Golden Gate Fields is doing something outside the box May 31.

After a season of good weather—relative to Bay Area standards, at least—the Golden Gate turf course is in good shape. And with the meet coming to an end June 10, with no turf options for upcoming fair-meet stops at Pleasanton and Sacramento (Santa Rosa is the only fair site with a grass course, and begins its two-week meet in August), a conclusion was reached.

Why not use it?

So, Golden Gate will run a card with all turf races Thursday.

"It was a culmination of a few things," said David Duggan, vice president and general manager of Golden Gate. "Our turf races have been well-received, and the turf track is very mature and takes racing well. We've had good weather, we get a great sea breeze, it holds moisture well, and it rides really well."

Duggan said turf course superintendent Hugo Sandoval is so attentive to the Golden Gate grass, "sometimes I think he's treating it like Wimbledon."

"My thought process on it was, if we've got it, we've got to use it, and we've got to use it as much as we can," Duggan said.

The seven-race card—all claiming races—features six-horse fields in the first five contests (with seven horses in the sixth and 11 in the seventh), but the shorter fields can be attributed to racing for five consecutive days on a holiday week and the ever-present issue of low horse numbers in the Golden State.

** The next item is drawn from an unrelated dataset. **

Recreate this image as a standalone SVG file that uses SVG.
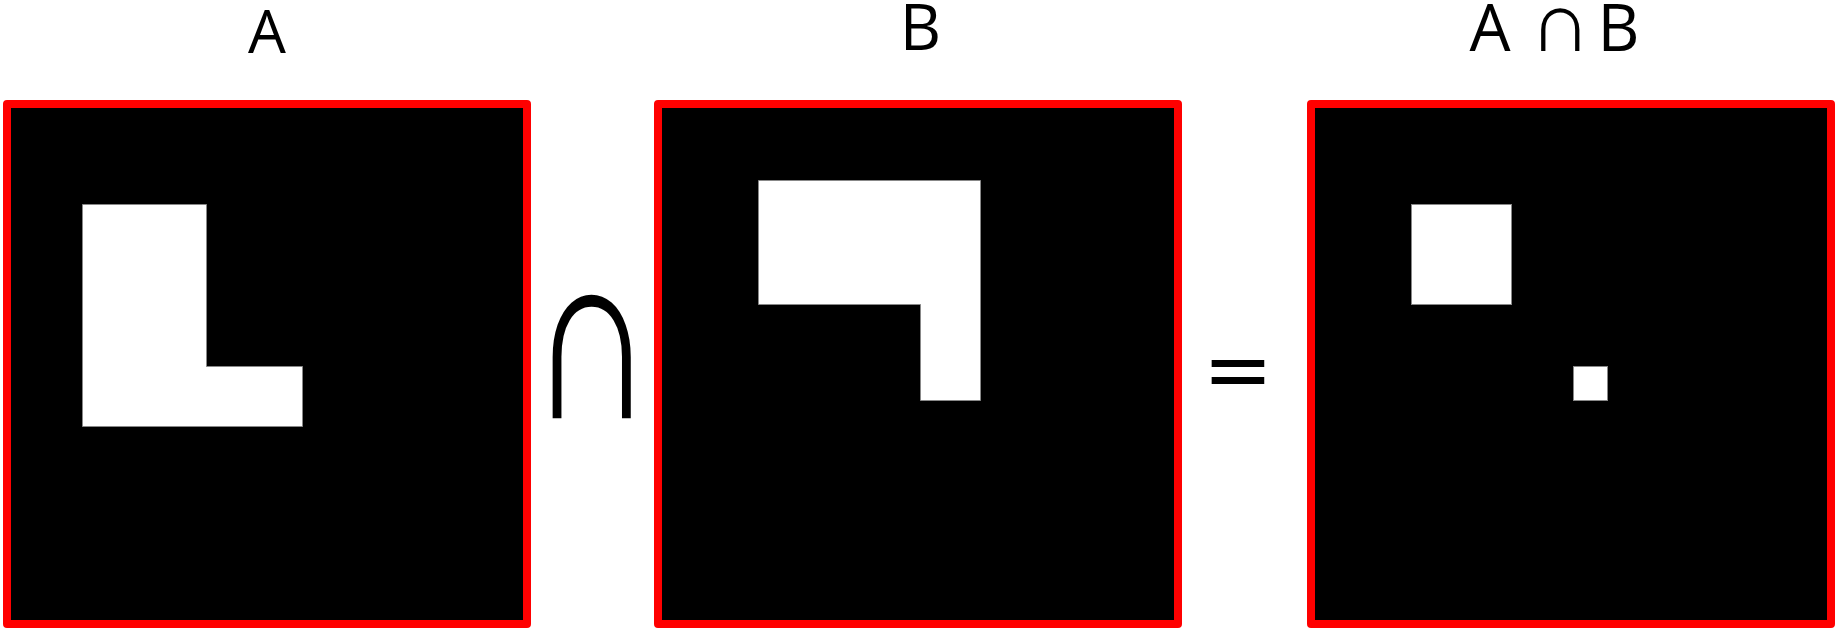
<svg xmlns="http://www.w3.org/2000/svg" width="1835" height="631" viewBox="0 0 1835 631">
<style>
.frame{fill:#000;stroke:#ff0000;stroke-width:8;stroke-linejoin:round}
.shape{fill:#fff;stroke:#888;stroke-width:1}
.lbl{font-family:"Open Sans","DejaVu Sans",sans-serif;fill:#000}
.mid{text-anchor:middle}
.op{font-family:"Liberation Sans","DejaVu Sans",sans-serif;fill:#000}
.eq{font-family:"DejaVu Sans",sans-serif;fill:#000;text-anchor:middle}
</style>
<rect width="1835" height="631" fill="#fff"/>
<g id="panelA">
<rect class="frame" x="7" y="104" width="520" height="520"/>
<path class="shape" d="M82.5 204.5H206.5V366.5H302.5V426.5H82.5Z"/>
<text class="lbl mid" x="267" y="53" font-size="60">A</text>
</g>
<g id="panelB">
<rect class="frame" x="658" y="104" width="520" height="520"/>
<path class="shape" d="M758.5 180.5H980.5V400.5H920.5V304.5H758.5Z"/>
<text class="lbl mid" x="920.5" y="49.5" font-size="64">B</text>
</g>
<g id="panelC">
<rect class="frame" x="1311" y="104" width="520" height="520"/>
<rect class="shape" x="1411.5" y="204.5" width="100" height="100"/>
<rect class="shape" x="1573.5" y="366.5" width="34" height="34"/>
<text class="lbl mid" y="50.5" font-size="65"><tspan x="1490">A</tspan><tspan class="op" x="1560" font-size="85">∩</tspan><tspan x="1618.5">B</tspan></text>
</g>
<g id="operators">
<text class="op mid" transform="translate(592,418) scale(1.03,1.44)" x="0" y="0" font-size="170">∩</text>
<text class="eq" x="1238" y="398" font-size="84">=</text>
</g>
</svg>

"I had hoped for more (entries), but we're just coming off five straight days, and we had very good races over those five days," said Duggan, who joined Golden Gate in January. "We've had increased field size after some difficult years. We've gained momentum and the meet ends June 10, so why not go out with a bang and run as many as we can on the turf? (Racing secretary Patrick Mackey) and I looked at the calendar, and said, 'We can do it.'"

And will an all-turf card be an option for the future?

"I would very much like to do it again, and we'll look at how we're fixed in August," Duggan said of the summer meet for the track on the shore of the San Francisco Bay. "We don't want to reinvent the wheel, but we'd like to continue to make progress in Northern California."